Fresh tomato white chili
4 servings
Ingredients
| Quantity | Ingredient | |
|---|---|---|
| 3 | larges | Fresh tomatoes (1 1/2 lbs) |
| 1 | tablespoon | Vegetable oil |
| ½ | cup | Chopped onion |
| 4 | ounces | Can, mild green chilies |
| 1 | teaspoon | Minced garlic |
| 1 | teaspoon | Ground cumin |
| 1 | teaspoon | Oregano leaves, crushed |
| 1 | teaspoon | Sugar |
| ⅛ | teaspoon | Ground cloves |
| ⅛ | teaspoon | Ground red pepper |
| 14½ | ounce | Can, chicken broth |
| 15 | ounces | Can, white kidney beans, |
| Rinsed and drained | ||
| 2 | cups | Cooked, cubed chicken |
Directions
Core and coarsely chop tomatoes (makes about 4 cups); set aside. In a large saucepan, heat oil until hot.

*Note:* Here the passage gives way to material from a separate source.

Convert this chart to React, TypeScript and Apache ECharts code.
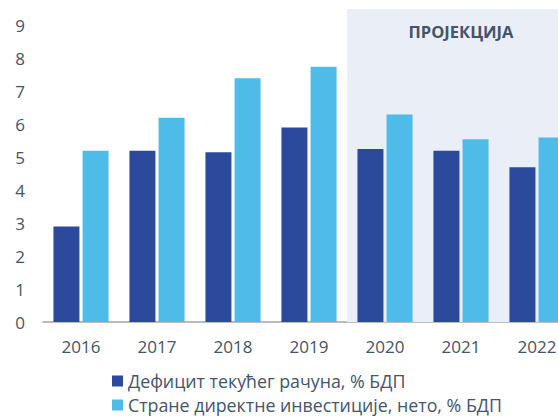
import React, { useEffect, useRef } from "react";
import * as echarts from "echarts";

const years = ["2016", "2017", "2018", "2019", "2020", "2021", "2022"];
const deficit = [2.9, 5.2, 5.15, 5.9, 5.25, 5.2, 4.7];
const fdi = [5.2, 6.2, 7.4, 7.75, 6.3, 5.55, 5.6];
const seriesNames = ["Дефицит текућег рачуна, % БДП", "Стране директне инвестиције, нето, % БДП"];
const projectionLabel = "ПРОЈЕКЦИЈА";
const projectionStart = 3.5; // boundary between 2019 and 2020 (category index)
const projectionEnd = 6.5;

const TEXT = "#44546A";
const FONT = "'Open Sans', sans-serif";

export default function App() {
  const ref = useRef<HTMLDivElement>(null);
  useEffect(() => {
    if (!ref.current) return;
    const chart = echarts.init(ref.current, undefined, { renderer: "svg" });
    chart.setOption({
      animation: false,
      textStyle: { fontFamily: FONT },
      grid: { left: 43, width: 532, top: 9, height: 313, containLabel: false, outerBoundsMode: "none" },
      legend: {
        orient: "vertical",
        left: 112,
        top: 372,
        padding: 0,
        itemWidth: 11,
        itemHeight: 11,
        itemGap: 6,
        icon: "rect",
        textStyle: { fontSize: 17.8, lineHeight: 18, color: TEXT, fontFamily: FONT, padding: [0, 0, 0, 0] },
        data: seriesNames,
      },
      xAxis: [
        {
          type: "category",
          data: years,
          axisLine: { lineStyle: { color: "#A6A6A6", width: 1.5 } },
          axisTick: { show: false },
          axisLabel: { fontSize: 17, color: TEXT, margin: 16, fontFamily: FONT },
        },
        { type: "value", min: -0.5, max: 6.5, show: false },
      ],
      yAxis: {
        type: "value",
        min: 0,
        max: 9.5,
        interval: 1,
        splitLine: { show: false },
        axisLine: { show: false },
        axisTick: { show: false },
        axisLabel: {
          fontSize: 17,
          color: TEXT,
          margin: 18,
          fontFamily: FONT,
          formatter: (v: number) => (Number.isInteger(v) ? String(v) : ""),
        },
      },
      series: [
        {
          type: "scatter",
          xAxisIndex: 1,
          data: [],
          silent: true,
          markArea: {
            silent: true,
            itemStyle: { color: "#EAEEF7" },
            label: {
              show: true,
              position: "insideTop",
              distance: 14,
              color: TEXT,
              fontWeight: "bold",
              fontSize: 16.5,
              fontFamily: FONT,
            },
            data: [[{ name: projectionLabel, xAxis: projectionStart, yAxis: 0 }, { xAxis: projectionEnd, yAxis: 9.5 }]],
          },
        },
        {
          name: seriesNames[0],
          type: "bar",
          data: deficit,
          barWidth: 26,
          barGap: "12%",
          itemStyle: { color: "#2B4A9B" },
        },
        {
          name: seriesNames[1],
          type: "bar",
          data: fdi,
          barWidth: 26,
          itemStyle: { color: "#4FBBE8" },
        },
      ],
    });
    return () => chart.dispose();
  }, []);
  return <div ref={ref} style={{ width: 558, height: 417, position: "absolute", left: 0, top: 0 }} />;
}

Add onion. Cook, stirring occasionally, until tender, about 5 minutes. Stir in chilies, garlic, cumin, oregano, sugar, cloves, red pepper and the 4 cups reserved tomatoes. Reduce heat and simmer, stirring occasionally, until the tomatoes are softened, about 5 minutes.
Add chicken broth; bring to a boil, reduce heat, simmer, covered, to blend flavors, about 15 minutes. Add beans and chicken; cook until hot, about 5 minutes. Garnish with sour cream, shredded Cheddar cheese, diced tomatoes, and chopped cilantro, if desired.